┌─ Data listing
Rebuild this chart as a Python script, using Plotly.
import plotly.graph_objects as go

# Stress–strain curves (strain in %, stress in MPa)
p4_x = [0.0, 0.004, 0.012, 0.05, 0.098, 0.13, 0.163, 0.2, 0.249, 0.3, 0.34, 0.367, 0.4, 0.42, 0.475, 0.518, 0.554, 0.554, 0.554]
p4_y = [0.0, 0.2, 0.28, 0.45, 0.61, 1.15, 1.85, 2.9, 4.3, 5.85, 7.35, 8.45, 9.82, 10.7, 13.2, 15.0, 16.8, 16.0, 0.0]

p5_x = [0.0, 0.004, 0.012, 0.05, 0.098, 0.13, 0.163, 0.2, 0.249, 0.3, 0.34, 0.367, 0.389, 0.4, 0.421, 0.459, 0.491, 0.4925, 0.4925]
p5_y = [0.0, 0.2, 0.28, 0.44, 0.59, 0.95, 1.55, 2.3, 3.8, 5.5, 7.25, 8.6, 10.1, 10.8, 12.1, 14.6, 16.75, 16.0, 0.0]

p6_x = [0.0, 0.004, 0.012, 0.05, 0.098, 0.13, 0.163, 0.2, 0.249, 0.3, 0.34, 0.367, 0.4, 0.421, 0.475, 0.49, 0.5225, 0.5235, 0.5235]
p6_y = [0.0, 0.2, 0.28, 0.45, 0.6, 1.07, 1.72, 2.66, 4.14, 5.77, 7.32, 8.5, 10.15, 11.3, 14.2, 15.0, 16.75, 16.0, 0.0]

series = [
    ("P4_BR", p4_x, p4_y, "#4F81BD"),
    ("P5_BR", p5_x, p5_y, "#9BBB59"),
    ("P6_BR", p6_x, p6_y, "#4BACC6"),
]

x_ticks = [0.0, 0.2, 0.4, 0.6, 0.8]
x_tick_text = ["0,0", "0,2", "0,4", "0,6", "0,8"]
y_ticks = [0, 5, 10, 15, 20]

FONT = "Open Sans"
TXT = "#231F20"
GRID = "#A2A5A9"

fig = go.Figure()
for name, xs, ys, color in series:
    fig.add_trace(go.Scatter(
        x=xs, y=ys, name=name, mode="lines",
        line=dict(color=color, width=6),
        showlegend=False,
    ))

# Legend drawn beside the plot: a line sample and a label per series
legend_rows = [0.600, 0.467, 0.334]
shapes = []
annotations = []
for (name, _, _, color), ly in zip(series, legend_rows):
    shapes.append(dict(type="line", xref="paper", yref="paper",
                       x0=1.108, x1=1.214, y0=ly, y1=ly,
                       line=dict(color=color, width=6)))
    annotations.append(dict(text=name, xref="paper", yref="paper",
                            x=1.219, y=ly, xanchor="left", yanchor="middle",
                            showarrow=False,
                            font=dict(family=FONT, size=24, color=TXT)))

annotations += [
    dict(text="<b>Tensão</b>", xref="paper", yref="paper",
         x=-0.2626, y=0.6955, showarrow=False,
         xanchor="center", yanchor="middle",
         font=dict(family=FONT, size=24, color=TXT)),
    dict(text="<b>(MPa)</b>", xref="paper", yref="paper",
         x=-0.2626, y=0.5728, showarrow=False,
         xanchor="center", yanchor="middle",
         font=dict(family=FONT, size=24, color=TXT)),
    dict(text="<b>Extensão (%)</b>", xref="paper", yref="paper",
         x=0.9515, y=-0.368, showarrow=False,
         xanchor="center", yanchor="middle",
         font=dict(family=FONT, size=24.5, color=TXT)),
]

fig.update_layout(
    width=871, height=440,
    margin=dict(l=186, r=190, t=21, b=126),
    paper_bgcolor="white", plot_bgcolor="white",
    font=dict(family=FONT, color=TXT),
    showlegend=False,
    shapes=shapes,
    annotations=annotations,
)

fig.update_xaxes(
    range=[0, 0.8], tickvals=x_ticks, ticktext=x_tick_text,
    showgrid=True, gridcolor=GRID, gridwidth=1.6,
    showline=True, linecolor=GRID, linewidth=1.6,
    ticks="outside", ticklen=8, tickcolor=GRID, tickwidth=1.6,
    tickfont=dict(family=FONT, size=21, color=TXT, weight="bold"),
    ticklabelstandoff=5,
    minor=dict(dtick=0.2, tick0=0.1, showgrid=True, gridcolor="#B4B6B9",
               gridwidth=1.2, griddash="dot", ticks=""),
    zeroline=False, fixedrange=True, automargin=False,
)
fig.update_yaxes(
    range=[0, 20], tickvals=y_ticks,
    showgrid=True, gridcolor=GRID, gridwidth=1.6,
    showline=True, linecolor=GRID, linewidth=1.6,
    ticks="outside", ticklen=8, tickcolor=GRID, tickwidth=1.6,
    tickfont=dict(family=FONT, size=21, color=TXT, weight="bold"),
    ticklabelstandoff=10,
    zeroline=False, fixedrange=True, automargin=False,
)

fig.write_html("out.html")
└─
┌─ Data listing
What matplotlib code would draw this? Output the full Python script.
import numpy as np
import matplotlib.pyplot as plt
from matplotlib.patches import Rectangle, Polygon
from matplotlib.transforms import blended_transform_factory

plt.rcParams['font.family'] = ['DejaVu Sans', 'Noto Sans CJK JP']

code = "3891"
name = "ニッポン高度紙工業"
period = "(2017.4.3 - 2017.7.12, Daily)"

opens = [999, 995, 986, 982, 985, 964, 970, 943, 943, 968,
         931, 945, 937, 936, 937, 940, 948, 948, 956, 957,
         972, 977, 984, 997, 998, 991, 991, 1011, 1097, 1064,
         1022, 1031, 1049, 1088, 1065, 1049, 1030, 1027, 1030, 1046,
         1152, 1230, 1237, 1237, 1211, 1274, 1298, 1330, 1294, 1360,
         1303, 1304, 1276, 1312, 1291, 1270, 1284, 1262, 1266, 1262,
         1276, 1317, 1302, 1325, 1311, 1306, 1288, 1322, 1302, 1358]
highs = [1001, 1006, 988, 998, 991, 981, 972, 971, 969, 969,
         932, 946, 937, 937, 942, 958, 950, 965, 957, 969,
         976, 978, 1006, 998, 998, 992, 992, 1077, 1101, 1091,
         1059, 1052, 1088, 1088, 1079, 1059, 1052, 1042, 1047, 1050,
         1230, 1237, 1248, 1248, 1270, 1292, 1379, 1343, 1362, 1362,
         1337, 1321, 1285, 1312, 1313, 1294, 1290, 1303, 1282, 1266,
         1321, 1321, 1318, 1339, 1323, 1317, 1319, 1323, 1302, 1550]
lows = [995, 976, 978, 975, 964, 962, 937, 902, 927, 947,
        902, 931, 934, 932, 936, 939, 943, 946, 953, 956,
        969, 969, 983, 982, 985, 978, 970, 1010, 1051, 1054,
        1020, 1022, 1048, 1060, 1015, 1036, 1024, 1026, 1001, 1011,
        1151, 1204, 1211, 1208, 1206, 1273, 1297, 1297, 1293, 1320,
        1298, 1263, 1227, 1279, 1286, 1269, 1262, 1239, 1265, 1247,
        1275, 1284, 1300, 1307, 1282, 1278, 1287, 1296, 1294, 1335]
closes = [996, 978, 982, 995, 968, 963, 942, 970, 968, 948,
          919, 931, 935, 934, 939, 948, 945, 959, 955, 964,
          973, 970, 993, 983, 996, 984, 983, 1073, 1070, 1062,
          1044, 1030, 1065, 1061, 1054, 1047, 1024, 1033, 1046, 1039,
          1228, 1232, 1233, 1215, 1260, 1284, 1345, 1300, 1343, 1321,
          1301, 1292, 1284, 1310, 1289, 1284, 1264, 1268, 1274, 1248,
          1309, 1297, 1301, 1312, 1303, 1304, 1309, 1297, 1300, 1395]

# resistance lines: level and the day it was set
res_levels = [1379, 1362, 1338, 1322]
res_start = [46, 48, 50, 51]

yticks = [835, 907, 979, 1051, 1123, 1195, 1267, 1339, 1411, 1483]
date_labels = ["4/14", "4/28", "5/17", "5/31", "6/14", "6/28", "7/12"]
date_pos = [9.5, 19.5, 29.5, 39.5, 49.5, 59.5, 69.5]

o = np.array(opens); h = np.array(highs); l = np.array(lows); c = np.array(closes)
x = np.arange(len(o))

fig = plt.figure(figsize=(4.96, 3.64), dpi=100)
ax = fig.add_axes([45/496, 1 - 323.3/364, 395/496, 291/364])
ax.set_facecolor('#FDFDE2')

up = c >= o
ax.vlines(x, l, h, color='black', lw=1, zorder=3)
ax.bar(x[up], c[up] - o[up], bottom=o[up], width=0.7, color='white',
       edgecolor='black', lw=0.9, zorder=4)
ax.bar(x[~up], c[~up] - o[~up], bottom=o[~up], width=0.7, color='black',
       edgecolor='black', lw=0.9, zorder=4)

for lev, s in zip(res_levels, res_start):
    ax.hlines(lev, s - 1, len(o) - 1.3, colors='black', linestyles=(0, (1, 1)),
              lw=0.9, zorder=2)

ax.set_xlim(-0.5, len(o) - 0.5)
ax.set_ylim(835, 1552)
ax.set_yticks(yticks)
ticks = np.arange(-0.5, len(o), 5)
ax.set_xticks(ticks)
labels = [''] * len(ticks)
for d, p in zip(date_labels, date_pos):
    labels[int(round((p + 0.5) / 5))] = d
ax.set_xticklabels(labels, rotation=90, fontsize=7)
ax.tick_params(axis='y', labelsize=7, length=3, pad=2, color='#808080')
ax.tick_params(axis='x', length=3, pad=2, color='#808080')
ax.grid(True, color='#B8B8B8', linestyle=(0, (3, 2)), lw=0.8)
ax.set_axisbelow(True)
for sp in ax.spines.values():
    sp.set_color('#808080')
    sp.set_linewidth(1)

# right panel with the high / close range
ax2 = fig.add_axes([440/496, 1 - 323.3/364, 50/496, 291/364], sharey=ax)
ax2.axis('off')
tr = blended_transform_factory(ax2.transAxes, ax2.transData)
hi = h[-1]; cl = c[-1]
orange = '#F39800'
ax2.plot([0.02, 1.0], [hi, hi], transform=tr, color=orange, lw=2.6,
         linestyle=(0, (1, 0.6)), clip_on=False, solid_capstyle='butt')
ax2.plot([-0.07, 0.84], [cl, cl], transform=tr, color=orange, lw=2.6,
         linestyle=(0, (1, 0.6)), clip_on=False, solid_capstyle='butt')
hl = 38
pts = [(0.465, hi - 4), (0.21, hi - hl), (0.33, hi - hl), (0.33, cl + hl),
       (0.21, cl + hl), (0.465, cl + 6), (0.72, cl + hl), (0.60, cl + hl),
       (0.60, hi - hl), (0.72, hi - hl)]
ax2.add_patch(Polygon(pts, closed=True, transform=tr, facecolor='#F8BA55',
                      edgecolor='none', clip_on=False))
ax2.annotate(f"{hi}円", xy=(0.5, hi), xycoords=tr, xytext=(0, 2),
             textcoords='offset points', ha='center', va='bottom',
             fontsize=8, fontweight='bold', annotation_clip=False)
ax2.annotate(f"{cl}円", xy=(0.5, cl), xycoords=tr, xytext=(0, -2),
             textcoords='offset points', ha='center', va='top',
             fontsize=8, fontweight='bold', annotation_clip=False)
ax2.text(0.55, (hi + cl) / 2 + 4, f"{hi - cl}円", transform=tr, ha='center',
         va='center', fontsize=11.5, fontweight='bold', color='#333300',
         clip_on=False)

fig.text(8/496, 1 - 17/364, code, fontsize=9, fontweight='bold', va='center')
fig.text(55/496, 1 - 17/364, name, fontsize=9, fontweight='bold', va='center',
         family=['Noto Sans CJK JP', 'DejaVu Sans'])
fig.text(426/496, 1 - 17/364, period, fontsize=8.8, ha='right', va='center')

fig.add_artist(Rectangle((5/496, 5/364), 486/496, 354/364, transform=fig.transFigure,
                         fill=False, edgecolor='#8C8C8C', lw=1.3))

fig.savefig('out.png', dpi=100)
└─
_Exercise prompt_:
Transcribe precisely the lines between the one that contains "Rebuild this chart" and the one that contains "import plotly.graph_objects as go", counting those two lines as part of the range.

_Full output_:
Rebuild this chart as a Python script, using Plotly.
import plotly.graph_objects as go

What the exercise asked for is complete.